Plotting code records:
########################################

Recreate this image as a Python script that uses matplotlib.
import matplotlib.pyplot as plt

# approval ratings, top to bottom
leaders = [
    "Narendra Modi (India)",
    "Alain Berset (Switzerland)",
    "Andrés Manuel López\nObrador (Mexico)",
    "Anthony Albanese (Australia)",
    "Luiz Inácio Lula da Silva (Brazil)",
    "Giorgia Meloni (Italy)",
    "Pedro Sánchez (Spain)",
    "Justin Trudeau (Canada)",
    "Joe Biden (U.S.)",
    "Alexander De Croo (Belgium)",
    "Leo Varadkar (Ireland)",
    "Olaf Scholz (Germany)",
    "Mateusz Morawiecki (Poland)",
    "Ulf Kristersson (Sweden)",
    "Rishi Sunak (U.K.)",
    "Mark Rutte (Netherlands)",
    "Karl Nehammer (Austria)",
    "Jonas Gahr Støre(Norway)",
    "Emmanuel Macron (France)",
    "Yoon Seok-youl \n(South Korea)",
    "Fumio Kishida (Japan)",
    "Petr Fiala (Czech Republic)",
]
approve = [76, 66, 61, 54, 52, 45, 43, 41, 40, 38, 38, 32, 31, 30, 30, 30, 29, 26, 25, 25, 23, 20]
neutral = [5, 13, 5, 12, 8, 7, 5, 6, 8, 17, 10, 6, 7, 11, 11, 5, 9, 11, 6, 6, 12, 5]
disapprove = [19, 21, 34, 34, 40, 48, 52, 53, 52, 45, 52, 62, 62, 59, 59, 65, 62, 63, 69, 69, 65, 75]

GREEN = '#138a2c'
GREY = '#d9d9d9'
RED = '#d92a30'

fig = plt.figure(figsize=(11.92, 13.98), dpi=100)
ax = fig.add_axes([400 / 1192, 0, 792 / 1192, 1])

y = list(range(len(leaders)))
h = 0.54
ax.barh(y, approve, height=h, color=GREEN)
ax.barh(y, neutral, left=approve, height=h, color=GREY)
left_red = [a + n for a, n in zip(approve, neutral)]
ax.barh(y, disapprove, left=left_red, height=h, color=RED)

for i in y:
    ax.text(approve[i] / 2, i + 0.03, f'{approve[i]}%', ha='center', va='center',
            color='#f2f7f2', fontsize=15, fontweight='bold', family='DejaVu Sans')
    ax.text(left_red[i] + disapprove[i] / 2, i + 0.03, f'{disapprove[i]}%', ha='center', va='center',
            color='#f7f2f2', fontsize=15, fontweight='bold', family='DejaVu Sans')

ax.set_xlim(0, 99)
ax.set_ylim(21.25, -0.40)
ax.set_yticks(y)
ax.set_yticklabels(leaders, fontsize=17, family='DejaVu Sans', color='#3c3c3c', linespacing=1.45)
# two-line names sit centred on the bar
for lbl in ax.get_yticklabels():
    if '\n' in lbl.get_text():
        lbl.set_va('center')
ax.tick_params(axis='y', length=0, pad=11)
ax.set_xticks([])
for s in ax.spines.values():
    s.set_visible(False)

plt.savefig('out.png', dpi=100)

########################################

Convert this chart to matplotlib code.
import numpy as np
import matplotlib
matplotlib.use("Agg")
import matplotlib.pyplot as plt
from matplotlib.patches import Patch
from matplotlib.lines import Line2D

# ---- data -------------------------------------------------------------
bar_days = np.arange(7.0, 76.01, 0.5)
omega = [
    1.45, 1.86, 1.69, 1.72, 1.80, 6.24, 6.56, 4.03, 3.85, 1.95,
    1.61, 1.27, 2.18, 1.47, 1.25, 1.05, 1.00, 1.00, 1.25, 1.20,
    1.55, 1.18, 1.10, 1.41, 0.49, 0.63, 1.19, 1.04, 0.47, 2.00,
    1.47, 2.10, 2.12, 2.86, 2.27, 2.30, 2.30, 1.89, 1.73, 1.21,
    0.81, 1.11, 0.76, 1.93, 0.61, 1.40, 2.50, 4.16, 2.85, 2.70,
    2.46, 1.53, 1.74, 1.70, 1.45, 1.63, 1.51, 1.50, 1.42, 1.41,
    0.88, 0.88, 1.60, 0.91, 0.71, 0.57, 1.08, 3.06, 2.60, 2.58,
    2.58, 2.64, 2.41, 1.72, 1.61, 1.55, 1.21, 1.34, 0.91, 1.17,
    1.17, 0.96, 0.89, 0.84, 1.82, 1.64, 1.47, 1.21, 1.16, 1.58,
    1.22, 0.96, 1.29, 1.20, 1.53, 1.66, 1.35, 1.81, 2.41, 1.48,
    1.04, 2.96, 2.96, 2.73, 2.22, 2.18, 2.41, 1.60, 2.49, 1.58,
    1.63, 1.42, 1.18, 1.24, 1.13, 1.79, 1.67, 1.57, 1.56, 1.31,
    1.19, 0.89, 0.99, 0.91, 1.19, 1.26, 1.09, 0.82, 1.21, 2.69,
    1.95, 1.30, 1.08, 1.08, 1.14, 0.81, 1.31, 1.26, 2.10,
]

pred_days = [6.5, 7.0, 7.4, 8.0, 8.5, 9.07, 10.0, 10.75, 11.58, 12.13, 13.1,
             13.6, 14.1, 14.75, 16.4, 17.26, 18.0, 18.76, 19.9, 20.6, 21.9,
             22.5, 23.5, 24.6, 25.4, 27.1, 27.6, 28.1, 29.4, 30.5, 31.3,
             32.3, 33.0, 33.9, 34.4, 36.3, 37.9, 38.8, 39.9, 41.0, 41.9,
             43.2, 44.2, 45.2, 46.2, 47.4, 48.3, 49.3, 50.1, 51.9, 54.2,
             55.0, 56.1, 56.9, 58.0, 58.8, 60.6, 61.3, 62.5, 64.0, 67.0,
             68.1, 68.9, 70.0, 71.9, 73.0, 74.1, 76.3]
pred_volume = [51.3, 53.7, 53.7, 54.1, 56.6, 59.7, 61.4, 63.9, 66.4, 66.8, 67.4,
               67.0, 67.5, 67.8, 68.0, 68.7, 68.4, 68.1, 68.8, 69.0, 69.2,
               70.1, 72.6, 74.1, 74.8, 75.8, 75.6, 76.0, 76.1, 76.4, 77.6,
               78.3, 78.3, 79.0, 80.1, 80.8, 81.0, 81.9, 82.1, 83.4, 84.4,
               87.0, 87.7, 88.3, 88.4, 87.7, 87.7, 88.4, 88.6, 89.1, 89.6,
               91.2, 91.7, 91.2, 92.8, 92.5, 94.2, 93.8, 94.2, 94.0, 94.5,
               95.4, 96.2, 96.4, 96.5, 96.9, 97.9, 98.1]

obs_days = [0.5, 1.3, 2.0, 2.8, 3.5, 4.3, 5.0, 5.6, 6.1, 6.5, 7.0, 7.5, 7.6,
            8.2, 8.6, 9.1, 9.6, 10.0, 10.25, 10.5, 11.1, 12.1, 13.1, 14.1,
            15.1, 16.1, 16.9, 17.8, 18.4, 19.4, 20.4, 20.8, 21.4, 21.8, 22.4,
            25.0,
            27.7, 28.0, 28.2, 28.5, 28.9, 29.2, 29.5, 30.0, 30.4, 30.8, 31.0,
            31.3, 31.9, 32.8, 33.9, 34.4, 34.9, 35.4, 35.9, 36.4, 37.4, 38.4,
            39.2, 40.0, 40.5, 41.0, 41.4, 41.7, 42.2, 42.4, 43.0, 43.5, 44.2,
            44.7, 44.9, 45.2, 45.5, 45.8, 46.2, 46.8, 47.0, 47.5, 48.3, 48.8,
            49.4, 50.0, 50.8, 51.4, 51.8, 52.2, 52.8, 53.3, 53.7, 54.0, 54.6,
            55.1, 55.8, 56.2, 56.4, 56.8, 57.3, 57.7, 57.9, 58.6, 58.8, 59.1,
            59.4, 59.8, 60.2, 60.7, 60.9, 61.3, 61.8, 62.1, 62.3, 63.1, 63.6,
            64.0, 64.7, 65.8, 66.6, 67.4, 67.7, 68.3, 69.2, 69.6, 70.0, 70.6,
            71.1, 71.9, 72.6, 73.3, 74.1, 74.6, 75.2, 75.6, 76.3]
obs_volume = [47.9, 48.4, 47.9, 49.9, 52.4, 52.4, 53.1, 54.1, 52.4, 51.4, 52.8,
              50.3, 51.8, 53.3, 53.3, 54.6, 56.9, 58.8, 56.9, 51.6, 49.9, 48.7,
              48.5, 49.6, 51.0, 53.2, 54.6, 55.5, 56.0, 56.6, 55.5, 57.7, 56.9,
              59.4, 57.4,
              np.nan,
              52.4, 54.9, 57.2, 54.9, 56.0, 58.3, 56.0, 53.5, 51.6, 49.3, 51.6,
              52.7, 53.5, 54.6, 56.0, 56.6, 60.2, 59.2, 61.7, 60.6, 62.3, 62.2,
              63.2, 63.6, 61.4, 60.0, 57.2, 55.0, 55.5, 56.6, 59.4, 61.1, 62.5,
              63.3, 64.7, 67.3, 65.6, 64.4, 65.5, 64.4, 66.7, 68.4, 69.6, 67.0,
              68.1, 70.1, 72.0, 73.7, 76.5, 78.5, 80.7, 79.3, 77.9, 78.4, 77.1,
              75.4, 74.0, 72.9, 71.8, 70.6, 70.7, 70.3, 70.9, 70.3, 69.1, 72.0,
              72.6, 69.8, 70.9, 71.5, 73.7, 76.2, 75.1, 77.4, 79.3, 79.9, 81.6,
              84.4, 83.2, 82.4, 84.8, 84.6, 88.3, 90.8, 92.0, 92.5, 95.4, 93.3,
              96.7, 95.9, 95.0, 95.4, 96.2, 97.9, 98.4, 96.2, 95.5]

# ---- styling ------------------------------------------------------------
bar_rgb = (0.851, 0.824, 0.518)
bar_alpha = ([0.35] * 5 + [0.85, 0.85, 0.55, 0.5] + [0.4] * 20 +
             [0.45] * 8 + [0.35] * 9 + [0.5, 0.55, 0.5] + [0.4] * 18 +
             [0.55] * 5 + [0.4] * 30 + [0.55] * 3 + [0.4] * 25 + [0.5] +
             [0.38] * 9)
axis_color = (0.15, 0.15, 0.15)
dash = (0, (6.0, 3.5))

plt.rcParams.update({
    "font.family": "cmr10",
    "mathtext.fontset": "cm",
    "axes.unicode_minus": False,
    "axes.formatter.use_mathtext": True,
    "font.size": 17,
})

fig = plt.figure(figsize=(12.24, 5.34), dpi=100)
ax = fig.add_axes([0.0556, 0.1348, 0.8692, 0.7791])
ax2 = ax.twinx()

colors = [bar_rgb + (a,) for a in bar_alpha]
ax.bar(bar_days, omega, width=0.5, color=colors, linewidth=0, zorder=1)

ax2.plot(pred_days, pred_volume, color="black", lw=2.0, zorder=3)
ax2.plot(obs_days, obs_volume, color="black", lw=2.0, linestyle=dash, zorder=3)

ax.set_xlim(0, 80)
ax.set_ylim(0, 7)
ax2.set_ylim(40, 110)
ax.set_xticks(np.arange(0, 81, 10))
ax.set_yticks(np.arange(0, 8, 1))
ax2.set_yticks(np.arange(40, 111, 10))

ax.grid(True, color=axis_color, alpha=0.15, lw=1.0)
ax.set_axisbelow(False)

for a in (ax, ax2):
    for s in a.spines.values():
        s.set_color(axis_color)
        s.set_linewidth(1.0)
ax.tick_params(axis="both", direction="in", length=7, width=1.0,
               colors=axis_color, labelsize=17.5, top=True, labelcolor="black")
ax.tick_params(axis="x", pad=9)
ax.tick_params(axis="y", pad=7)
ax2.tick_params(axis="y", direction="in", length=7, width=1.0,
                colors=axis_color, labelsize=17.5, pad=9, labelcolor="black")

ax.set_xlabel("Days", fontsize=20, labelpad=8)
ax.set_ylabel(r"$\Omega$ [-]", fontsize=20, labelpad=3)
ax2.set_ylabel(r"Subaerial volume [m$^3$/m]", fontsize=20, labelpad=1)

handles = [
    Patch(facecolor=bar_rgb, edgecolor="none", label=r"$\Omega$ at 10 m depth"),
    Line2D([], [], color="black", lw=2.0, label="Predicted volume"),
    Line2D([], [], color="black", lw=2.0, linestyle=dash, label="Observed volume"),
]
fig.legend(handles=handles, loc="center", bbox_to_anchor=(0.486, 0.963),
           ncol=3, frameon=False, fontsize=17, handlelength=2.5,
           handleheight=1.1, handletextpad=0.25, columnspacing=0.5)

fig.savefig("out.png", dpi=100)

########################################

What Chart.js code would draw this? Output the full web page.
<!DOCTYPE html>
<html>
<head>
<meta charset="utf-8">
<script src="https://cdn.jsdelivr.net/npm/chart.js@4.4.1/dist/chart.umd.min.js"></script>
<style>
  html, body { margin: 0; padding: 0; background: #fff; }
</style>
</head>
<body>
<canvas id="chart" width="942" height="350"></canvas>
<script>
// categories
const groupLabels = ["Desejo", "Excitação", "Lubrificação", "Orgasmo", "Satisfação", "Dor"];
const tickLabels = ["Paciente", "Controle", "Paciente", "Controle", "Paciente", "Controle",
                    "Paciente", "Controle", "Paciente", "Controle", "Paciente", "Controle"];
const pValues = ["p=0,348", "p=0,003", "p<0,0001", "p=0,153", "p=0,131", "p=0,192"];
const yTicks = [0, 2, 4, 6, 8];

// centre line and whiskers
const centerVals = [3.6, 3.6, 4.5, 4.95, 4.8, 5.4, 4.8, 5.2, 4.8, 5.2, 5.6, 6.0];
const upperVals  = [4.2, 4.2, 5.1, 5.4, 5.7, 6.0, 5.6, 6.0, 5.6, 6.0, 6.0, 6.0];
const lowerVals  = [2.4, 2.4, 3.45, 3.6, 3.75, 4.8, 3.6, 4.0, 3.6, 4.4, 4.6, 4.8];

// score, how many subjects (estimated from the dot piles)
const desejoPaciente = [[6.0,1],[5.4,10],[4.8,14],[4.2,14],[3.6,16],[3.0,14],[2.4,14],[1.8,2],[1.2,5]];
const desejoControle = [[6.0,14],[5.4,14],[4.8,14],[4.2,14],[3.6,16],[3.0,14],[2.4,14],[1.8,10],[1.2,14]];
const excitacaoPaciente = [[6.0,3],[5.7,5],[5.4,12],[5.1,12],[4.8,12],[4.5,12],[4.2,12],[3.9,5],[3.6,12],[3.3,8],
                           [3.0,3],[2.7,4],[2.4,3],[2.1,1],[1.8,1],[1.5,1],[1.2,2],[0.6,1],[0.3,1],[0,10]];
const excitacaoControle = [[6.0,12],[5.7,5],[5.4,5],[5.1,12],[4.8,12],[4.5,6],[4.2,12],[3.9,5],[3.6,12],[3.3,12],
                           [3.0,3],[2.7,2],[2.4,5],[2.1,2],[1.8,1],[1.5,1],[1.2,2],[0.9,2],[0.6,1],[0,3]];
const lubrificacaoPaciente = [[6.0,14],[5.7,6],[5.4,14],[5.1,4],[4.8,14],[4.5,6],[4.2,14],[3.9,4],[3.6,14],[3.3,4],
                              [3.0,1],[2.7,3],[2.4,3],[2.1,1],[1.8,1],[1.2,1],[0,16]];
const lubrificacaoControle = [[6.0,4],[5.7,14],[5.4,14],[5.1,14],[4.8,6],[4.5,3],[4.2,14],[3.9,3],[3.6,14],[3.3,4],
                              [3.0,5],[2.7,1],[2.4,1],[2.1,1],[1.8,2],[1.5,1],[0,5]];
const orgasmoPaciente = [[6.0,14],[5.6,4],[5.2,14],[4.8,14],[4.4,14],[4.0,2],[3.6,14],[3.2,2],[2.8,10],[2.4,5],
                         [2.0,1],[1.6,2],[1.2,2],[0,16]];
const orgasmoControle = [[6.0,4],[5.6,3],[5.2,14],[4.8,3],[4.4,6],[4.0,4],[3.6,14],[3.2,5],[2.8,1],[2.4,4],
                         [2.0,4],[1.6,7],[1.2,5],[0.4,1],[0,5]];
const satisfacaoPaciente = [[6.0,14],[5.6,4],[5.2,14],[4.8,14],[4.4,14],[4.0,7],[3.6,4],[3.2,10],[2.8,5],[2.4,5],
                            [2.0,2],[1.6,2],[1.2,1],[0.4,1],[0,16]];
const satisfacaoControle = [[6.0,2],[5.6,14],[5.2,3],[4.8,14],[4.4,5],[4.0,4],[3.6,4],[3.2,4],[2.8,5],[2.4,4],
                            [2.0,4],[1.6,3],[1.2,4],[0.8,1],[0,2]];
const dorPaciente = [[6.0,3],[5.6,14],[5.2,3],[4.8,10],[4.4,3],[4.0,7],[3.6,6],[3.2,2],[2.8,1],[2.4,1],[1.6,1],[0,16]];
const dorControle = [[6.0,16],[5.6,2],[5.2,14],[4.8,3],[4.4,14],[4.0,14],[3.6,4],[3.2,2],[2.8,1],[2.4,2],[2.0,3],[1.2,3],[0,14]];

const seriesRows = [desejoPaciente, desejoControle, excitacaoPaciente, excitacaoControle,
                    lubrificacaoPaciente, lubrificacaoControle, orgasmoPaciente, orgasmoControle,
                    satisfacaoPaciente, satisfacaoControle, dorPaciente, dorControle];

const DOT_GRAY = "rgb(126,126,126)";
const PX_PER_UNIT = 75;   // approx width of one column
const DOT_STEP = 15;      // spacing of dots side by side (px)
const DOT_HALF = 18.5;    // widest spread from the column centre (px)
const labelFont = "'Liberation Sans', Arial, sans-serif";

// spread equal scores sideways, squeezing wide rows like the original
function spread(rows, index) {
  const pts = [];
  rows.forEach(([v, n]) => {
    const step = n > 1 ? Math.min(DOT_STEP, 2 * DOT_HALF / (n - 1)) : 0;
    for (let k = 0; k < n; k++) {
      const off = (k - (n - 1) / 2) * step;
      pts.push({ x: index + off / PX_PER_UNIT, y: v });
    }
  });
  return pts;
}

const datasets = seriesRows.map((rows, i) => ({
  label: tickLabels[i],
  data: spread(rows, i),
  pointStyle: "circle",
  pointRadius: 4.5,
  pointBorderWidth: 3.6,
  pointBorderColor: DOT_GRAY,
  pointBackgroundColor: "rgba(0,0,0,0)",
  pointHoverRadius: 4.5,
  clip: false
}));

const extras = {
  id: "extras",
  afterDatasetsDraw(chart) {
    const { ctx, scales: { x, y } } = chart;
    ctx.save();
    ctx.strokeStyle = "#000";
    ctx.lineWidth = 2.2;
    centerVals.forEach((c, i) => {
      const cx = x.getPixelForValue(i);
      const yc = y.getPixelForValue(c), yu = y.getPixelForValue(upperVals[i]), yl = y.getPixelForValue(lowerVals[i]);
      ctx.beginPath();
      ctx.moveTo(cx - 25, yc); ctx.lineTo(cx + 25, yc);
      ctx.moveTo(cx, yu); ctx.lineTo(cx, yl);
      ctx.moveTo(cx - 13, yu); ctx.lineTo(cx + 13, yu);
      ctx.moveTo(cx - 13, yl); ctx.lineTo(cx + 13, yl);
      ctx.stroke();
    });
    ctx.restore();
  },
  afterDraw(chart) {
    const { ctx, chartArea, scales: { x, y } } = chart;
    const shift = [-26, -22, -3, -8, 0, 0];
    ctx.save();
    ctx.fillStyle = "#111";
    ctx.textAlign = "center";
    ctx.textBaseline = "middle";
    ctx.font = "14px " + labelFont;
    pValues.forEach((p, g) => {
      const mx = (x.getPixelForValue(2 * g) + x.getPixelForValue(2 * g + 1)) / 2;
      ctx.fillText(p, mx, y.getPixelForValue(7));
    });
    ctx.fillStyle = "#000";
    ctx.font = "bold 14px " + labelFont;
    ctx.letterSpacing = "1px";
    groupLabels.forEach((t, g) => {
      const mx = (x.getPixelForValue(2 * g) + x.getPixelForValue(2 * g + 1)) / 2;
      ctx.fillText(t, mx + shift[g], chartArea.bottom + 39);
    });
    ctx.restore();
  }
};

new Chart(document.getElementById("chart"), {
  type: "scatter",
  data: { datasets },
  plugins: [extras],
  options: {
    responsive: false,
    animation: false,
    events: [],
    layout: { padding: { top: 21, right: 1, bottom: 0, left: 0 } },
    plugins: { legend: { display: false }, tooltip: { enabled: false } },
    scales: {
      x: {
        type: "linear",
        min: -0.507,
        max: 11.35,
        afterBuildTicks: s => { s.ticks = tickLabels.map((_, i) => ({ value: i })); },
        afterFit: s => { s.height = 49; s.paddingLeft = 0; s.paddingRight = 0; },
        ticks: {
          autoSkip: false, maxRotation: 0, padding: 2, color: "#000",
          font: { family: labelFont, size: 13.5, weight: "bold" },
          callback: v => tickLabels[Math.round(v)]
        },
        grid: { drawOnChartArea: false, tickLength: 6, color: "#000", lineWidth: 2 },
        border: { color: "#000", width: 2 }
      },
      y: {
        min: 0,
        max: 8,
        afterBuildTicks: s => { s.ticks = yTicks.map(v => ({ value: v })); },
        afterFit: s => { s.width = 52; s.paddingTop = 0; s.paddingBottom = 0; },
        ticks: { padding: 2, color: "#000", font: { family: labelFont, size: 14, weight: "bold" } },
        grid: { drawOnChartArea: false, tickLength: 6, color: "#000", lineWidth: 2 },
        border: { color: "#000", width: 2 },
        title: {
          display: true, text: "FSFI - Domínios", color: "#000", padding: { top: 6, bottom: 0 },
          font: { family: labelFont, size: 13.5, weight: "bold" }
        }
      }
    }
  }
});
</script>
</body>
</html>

########################################

| Task |
Going down the listing above, begin printing at the line with "Recreate this image" and finish with the line with "color='#f7f2f2', fontsize=15, fontweight='bold', family='DejaVu", exactly as they appear.

| The answer |
Recreate this image as a Python script that uses matplotlib.
import matplotlib.pyplot as plt

# approval ratings, top to bottom
leaders = [
    "Narendra Modi (India)",
    "Alain Berset (Switzerland)",
    "Andrés Manuel López\nObrador (Mexico)",
    "Anthony Albanese (Australia)",
    "Luiz Inácio Lula da Silva (Brazil)",
    "Giorgia Meloni (Italy)",
    "Pedro Sánchez (Spain)",
    "Justin Trudeau (Canada)",
    "Joe Biden (U.S.)",
    "Alexander De Croo (Belgium)",
    "Leo Varadkar (Ireland)",
    "Olaf Scholz (Germany)",
    "Mateusz Morawiecki (Poland)",
    "Ulf Kristersson (Sweden)",
    "Rishi Sunak (U.K.)",
    "Mark Rutte (Netherlands)",
    "Karl Nehammer (Austria)",
    "Jonas Gahr Støre(Norway)",
    "Emmanuel Macron (France)",
    "Yoon Seok-youl \n(South Korea)",
    "Fumio Kishida (Japan)",
    "Petr Fiala (Czech Republic)",
]
approve = [76, 66, 61, 54, 52, 45, 43, 41, 40, 38, 38, 32, 31, 30, 30, 30, 29, 26, 25, 25, 23, 20]
neutral = [5, 13, 5, 12, 8, 7, 5, 6, 8, 17, 10, 6, 7, 11, 11, 5, 9, 11, 6, 6, 12, 5]
disapprove = [19, 21, 34, 34, 40, 48, 52, 53, 52, 45, 52, 62, 62, 59, 59, 65, 62, 63, 69, 69, 65, 75]

GREEN = '#138a2c'
GREY = '#d9d9d9'
RED = '#d92a30'

fig = plt.figure(figsize=(11.92, 13.98), dpi=100)
ax = fig.add_axes([400 / 1192, 0, 792 / 1192, 1])

y = list(range(len(leaders)))
h = 0.54
ax.barh(y, approve, height=h, color=GREEN)
ax.barh(y, neutral, left=approve, height=h, color=GREY)
left_red = [a + n for a, n in zip(approve, neutral)]
ax.barh(y, disapprove, left=left_red, height=h, color=RED)

for i in y:
    ax.text(approve[i] / 2, i + 0.03, f'{approve[i]}%', ha='center', va='center',
            color='#f2f7f2', fontsize=15, fontweight='bold', family='DejaVu Sans')
    ax.text(left_red[i] + disapprove[i] / 2, i + 0.03, f'{disapprove[i]}%', ha='center', va='center',
            color='#f7f2f2', fontsize=15, fontweight='bold', family='DejaVu Sans')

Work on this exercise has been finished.